# Work to be completed
Extract, in full, the lines below, beginning at the first and ending with the line that contains "XAxis, YAxis, LabelList". Pictures do not belong in the copy.

# Data excerpt
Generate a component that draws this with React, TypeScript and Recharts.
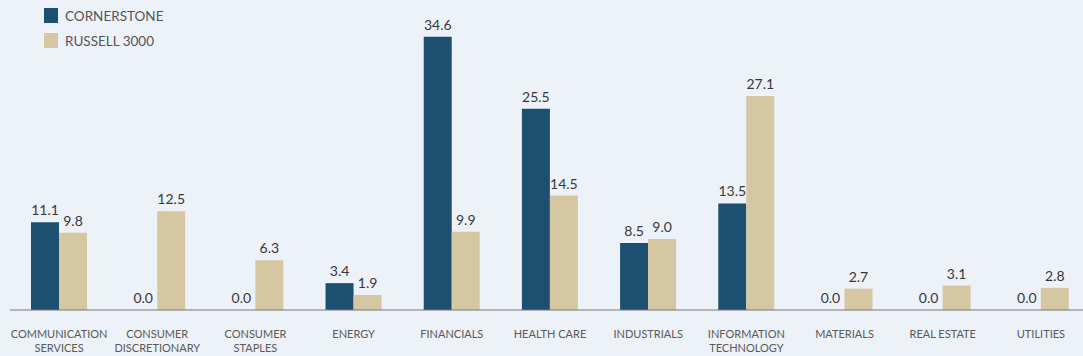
import { BarChart, Bar, XAxis, YAxis, LabelList } from "recharts";

const sectors = [
  "COMMUNICATION\nSERVICES",
  "CONSUMER\nDISCRETIONARY",
  "CONSUMER\nSTAPLES",
  "ENERGY",
  "FINANCIALS",
  "HEALTH CARE",
  "INDUSTRIALS",
  "INFORMATION\nTECHNOLOGY",
  "MATERIALS",
  "REAL ESTATE",
  "UTILITIES",
];
const cornerstone = [11.1, 0.0, 0.0, 3.4, 34.6, 25.5, 8.5, 13.5, 0.0, 0.0, 0.0];
const russell3000 = [9.8, 12.5, 6.3, 1.9, 9.9, 14.5, 9.0, 27.1, 2.7, 3.1, 2.8];

const seriesNames = ["CORNERSTONE", "RUSSELL 3000"];
const colors = ["#1d4f70", "#d5c7a1"];

const data = sectors.map((s, i) => ({
  sector: s,
  cornerstone: cornerstone[i],
  russell: russell3000[i],
}));

const font = "Lato, 'Open Sans', sans-serif";

function SectorTick(props: any) {
  const { x, y, payload } = props;
  const lines = String(payload.value).split("\n");
  return (
    <text
      x={x}
      y={y + 20}
      textAnchor="middle"
      fill="#5a5a5a"
      fontSize={11}
      fontFamily={font}
    >
      {lines.map((l, i) => (
        <tspan key={i} x={x} dy={i === 0 ? 0 : 14}>
          {l}
        </tspan>
      ))}
    </text>
  );
}

function LegendBox() {
  return (
    <div
      style={{
        position: "absolute",
        left: 44,
        top: 3,
        fontFamily: font,
        fontSize: 13.5,
        color: "#555",
      }}
    >
      {seriesNames.map((n, i) => (
        <div
          key={n}
          style={{ display: "flex", alignItems: "center", height: 25 }}
        >
          <span
            style={{
              width: 14,
              height: 15,
              background: colors[i],
              display: "inline-block",
              marginRight: 7,
            }}
          />
          {n}
        </div>
      ))}
    </div>
  );
}

const labelStyle = { fill: "#383838", fontSize: 14, fontFamily: font };
const fmt = (v: any) => Number(v).toFixed(1);

export default function App() {
  return (
    <div
      style={{
        position: "fixed",
        left: 0,
        top: 0,
        width: 1083,
        height: 356,
        background: "#edf1f8",
        overflow: "hidden",
      }}
    >
      <style>{"html,body{margin:0;overflow:hidden;}"}</style>
      <BarChart
        width={1083}
        height={356}
        data={data}
        margin={{ top: 10, right: -7, left: 10, bottom: 0 }}
        barGap={0}
        barSize={28}
      >
        <XAxis
          dataKey="sector"
          interval={0}
          height={46}
          axisLine={{ stroke: "#777", strokeWidth: 1 }}
          tickLine={false}
          tick={<SectorTick />}
        />
        <YAxis hide domain={[0, 38]} />
        <Bar
          dataKey="cornerstone"
          fill={colors[0]}
          minPointSize={0.01}
          isAnimationActive={false}
        >
          <LabelList
            dataKey="cornerstone"
            position="top"
            offset={7}
            formatter={fmt}
            style={labelStyle}
          />
        </Bar>
        <Bar
          dataKey="russell"
          fill={colors[1]}
          minPointSize={0.01}
          isAnimationActive={false}
        >
          <LabelList
            dataKey="russell"
            position="top"
            offset={7}
            formatter={fmt}
            style={labelStyle}
          />
        </Bar>
      </BarChart>
      <LegendBox />
    </div>
  );
}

# Expected answer
Generate a component that draws this with React, TypeScript and Recharts.
import { BarChart, Bar, XAxis, YAxis, LabelList } from "recharts";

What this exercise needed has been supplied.